Apple is now officially moving to Apple Silicon for the chips in its Macs. We’ve been hearing rumors about this for a long time. This whole process started with the iPhone, which had an Apple chip inside. It started with A4 and has gone through ten generations and CPU performance has improved over 100x. The first-party Apple apps are already native to the architecture and Adobe and Microsoft have already begun converting some of their apps to work on Apple’s new hardware. Presenters have been using the new hardware for the entirety of the presentation. Apple’s Rosetta 2 technology will help translate older apps to the new hardware architecture.

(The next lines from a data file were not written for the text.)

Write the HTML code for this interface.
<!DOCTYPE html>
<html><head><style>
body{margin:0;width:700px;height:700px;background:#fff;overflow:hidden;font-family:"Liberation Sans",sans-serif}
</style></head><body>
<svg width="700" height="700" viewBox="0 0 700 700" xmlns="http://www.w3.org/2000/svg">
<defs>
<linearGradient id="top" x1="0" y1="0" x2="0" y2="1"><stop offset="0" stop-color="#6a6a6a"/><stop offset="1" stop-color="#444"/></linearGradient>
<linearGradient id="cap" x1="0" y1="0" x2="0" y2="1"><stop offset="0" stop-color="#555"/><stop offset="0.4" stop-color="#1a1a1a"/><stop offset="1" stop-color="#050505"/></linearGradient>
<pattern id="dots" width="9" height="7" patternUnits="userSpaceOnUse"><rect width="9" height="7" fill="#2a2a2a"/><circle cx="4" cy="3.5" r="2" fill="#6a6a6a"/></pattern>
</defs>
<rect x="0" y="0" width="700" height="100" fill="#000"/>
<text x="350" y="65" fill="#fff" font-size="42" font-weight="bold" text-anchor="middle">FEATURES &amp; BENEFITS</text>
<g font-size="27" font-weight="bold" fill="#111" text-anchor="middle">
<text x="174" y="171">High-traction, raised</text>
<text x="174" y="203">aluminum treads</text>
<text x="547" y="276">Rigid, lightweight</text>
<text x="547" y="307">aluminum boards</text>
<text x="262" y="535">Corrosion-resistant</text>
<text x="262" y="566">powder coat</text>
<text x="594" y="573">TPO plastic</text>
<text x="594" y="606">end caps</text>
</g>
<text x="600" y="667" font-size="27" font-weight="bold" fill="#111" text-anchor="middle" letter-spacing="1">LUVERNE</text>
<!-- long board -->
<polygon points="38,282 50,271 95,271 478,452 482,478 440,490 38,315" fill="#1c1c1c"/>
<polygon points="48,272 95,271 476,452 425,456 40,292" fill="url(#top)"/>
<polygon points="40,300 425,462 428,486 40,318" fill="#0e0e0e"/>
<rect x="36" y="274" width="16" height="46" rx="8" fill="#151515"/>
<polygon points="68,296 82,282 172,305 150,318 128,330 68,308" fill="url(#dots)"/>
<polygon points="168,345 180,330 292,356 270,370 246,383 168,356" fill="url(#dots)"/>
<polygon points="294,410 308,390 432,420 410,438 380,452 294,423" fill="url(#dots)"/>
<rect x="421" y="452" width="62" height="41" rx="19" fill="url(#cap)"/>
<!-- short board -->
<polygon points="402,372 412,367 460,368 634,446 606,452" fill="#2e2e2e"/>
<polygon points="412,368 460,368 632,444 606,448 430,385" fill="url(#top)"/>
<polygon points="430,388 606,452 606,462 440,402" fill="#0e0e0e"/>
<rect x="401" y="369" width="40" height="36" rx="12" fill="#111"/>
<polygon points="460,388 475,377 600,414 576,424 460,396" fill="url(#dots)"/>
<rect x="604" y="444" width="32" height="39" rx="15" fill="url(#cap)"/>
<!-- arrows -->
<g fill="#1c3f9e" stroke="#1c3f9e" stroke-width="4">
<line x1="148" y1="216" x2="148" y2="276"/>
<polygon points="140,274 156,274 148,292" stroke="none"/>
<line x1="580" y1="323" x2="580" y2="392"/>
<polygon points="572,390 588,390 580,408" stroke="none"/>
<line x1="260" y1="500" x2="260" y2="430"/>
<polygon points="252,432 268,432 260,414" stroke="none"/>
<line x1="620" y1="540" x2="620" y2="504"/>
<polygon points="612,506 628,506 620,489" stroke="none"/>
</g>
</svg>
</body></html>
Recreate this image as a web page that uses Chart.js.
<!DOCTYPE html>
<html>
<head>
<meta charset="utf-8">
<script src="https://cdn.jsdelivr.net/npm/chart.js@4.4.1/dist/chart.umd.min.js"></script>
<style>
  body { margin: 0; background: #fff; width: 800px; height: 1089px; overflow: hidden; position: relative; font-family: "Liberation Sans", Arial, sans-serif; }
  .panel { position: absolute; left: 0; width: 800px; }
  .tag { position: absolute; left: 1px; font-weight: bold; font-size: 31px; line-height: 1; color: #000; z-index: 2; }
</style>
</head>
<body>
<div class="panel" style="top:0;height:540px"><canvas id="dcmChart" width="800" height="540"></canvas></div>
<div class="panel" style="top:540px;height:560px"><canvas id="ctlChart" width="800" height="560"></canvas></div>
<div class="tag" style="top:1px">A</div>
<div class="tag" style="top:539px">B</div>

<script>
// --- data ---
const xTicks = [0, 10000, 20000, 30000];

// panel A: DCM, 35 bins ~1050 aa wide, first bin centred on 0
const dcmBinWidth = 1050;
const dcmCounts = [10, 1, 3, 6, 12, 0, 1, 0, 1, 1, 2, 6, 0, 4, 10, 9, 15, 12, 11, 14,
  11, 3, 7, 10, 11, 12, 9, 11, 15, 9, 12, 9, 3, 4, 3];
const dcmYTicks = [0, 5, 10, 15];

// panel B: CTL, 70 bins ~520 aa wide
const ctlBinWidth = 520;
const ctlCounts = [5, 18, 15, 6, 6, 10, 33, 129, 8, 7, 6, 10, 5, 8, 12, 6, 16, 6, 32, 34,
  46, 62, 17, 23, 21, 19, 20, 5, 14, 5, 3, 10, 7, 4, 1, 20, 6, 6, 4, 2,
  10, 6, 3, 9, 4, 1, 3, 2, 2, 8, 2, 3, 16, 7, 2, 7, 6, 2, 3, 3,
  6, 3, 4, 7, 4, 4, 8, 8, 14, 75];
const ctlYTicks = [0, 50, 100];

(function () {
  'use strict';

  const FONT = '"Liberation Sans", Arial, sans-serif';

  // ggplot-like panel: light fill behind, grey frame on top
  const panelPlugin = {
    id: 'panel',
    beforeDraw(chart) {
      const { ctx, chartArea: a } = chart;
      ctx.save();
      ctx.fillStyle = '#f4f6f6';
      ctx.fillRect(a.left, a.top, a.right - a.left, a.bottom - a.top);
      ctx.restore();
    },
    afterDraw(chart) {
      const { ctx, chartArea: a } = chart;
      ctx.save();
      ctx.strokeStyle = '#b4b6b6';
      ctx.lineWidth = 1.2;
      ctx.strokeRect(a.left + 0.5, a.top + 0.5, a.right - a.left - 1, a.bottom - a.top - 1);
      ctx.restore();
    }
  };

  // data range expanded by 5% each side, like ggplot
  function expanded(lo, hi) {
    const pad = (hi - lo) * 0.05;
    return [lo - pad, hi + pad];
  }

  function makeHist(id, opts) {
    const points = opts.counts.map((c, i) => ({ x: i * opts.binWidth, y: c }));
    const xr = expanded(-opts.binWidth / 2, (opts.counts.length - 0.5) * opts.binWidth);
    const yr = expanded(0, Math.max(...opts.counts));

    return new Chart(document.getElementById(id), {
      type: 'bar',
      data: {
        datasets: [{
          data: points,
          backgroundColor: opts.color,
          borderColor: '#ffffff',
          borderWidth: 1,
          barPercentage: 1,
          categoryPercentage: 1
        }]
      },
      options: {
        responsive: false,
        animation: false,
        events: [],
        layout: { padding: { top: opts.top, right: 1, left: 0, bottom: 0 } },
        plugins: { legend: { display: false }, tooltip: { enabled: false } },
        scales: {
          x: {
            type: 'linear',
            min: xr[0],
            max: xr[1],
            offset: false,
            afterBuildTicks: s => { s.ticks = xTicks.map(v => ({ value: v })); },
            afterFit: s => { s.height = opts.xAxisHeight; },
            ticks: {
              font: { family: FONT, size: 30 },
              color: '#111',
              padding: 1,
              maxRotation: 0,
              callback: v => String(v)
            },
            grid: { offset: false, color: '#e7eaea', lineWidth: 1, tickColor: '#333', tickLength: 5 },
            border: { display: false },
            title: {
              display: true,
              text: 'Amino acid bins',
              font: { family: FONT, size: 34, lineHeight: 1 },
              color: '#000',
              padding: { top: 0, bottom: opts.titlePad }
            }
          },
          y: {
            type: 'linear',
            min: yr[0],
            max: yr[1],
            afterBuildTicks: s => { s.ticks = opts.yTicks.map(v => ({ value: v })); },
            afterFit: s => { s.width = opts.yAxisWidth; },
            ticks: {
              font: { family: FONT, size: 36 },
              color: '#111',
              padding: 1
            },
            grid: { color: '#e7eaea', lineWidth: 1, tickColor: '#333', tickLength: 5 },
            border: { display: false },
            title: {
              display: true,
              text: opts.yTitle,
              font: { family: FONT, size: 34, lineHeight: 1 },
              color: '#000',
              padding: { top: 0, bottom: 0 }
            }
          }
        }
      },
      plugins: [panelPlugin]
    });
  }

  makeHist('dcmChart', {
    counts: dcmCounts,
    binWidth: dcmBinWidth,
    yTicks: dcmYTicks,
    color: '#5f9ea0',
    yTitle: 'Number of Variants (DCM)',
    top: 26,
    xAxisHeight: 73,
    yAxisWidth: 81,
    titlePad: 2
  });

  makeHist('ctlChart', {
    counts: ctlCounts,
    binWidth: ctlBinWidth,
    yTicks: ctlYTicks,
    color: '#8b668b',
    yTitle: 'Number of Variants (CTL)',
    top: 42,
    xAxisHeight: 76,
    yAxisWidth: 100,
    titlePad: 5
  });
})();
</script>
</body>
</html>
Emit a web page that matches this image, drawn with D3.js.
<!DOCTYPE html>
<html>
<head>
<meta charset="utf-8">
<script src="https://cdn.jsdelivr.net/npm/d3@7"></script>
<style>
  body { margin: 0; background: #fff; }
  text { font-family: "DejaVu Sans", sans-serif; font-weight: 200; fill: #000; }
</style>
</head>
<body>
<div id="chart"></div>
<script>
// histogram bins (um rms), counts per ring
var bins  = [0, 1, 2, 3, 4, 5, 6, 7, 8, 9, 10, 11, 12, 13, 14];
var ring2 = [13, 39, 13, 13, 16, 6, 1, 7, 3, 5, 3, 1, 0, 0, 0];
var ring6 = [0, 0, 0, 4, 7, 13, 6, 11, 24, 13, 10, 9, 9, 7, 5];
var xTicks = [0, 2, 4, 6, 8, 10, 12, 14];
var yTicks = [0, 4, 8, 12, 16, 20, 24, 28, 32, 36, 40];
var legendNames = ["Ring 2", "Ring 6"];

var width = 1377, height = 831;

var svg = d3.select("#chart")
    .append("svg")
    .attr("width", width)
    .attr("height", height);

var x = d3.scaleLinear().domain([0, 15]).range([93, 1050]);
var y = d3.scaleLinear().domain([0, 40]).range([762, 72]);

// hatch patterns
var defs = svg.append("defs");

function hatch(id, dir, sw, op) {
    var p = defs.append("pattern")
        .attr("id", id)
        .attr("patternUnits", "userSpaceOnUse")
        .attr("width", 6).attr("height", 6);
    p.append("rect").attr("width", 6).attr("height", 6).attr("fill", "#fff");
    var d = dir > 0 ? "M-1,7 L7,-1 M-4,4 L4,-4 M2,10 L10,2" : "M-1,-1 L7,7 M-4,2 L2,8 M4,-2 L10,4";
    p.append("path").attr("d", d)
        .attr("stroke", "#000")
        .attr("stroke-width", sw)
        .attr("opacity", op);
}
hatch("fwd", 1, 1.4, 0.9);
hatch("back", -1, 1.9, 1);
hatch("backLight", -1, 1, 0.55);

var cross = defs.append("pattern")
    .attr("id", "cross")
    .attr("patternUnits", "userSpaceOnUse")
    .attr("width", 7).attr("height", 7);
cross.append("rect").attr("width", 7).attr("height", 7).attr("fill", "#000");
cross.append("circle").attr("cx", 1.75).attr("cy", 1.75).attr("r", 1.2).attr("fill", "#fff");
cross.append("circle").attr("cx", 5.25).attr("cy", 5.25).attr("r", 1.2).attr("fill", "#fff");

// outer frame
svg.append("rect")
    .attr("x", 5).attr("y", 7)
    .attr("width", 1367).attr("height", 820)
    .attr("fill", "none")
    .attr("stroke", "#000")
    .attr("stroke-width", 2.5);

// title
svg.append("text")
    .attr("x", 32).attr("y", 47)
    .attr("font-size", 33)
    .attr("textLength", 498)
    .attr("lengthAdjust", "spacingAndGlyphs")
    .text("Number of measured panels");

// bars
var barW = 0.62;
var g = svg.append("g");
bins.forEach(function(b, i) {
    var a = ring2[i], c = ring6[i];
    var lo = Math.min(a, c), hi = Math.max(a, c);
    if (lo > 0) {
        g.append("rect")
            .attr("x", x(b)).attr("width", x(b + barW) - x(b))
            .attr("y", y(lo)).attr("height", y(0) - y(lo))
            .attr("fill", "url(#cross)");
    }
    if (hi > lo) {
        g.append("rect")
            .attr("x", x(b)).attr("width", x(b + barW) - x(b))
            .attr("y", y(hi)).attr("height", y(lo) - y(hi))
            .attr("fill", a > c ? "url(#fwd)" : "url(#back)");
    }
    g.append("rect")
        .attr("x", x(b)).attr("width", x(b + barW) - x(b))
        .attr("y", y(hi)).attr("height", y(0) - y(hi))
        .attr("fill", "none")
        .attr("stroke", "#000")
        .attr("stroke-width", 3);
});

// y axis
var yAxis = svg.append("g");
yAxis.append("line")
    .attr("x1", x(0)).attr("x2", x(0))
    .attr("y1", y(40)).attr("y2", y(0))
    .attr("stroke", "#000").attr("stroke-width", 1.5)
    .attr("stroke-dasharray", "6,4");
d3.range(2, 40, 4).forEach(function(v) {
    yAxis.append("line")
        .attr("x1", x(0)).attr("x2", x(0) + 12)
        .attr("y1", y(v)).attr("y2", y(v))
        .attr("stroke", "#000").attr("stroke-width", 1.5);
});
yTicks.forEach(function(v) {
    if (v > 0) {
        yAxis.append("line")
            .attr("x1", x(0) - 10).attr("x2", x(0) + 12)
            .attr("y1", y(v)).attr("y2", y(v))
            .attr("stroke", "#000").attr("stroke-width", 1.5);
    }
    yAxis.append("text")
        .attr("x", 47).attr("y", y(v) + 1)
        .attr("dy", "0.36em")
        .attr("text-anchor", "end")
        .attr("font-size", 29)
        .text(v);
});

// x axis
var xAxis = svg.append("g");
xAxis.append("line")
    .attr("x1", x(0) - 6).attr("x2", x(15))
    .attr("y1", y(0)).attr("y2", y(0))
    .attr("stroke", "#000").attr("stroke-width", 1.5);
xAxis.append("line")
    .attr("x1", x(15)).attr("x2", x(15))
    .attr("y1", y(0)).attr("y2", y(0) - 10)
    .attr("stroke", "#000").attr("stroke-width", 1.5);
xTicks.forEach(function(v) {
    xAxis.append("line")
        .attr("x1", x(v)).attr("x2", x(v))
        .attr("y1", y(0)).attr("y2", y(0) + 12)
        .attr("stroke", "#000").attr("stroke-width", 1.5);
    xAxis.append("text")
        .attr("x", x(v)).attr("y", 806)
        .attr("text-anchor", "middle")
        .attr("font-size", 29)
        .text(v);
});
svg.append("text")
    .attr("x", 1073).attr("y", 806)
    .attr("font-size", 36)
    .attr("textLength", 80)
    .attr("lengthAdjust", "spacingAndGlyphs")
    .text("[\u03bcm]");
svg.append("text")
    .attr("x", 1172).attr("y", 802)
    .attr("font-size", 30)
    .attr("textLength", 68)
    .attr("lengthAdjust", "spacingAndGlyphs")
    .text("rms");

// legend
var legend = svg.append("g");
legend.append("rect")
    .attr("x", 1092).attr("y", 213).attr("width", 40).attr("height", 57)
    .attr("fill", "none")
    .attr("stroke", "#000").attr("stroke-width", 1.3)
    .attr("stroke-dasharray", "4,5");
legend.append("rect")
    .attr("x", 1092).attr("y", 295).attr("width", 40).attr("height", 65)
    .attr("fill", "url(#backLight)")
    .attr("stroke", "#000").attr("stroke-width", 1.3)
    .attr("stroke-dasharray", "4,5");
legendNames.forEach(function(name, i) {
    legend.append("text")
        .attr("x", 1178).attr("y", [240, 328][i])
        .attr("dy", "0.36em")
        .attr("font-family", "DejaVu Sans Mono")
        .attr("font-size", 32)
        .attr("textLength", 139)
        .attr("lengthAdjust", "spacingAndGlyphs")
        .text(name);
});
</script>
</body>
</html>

The demo includes playing a stock version of a Tomb Raider game downloaded directly from the App Store. iPad and iOS apps now run totally unmodified on the mac without a middle step. Developers can get a developer’s hardware kit that includes a Mac Mini with the new chip inside. Customers should expect to see the first Mac with Apple Silicon inside before the end of the year and the transition will take two years. Apple says it still has a couple Intel-based Macs in the pipeline about which it’s very excited. Could one be a new touch-enabled Apple laptop? (No one suggested anything along those lines during the presentation, but it really seems like it would make sense at this point.) That’s it for now. It’s no surprise that we didn’t get any specific new hardware—the new iPhone typically shows up in the Fall. It sounds like the company has some interesting hardware in the pipeline, however. WWDC will continue on this week and you can join in more sessions by going to Apple’s WWDC site.